Inter-rater agreement in assigning cognitive demand to Life Sciences examination questions
DOI:
https://doi.org/10.38140/pie.v36i1.3586Keywords:
Assessment, Cognitive demand, Inter-rater agreement, Bloom's taxonomy, ReliabilityAbstract
Taxonomies of cognitive demand are frequently used to ensure that assessment tasks include questions ranging from low to high cognitive demand. This paper investigates inter-rater agreement among four evaluators on the cognitive demand of the South African National Senior Certificate Life Sciences examinations after training, practice and revision. The taxonomy used was based on the cognitive dimension of the Revised Bloom’s Taxonomy, with analysis, evaluation and synthesis combined into one category.

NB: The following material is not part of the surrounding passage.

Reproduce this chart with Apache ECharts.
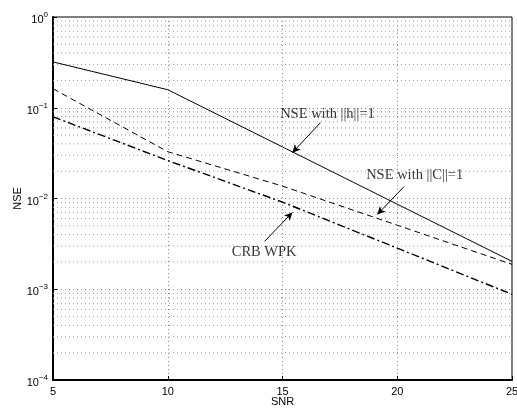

Descriptors from the Revised Bloom’s taxonomy were slightly modified to suit Life Sciences. Inter-rater agreement was poor to fair, but pairwise percent agreement did not reach acceptable levels. Evaluators found it difficult to assign cognitive demand to examination items, and constantly referred to the descriptors. We question the usefulness of a taxonomy of cognitive demand when individuals differ in their interpretations of the levels of cognitive demand. The results indicate that standards of Life Sciences examination papers cannot reliably be assessed by evaluating cognitive demand using Bloom’s Taxonomy.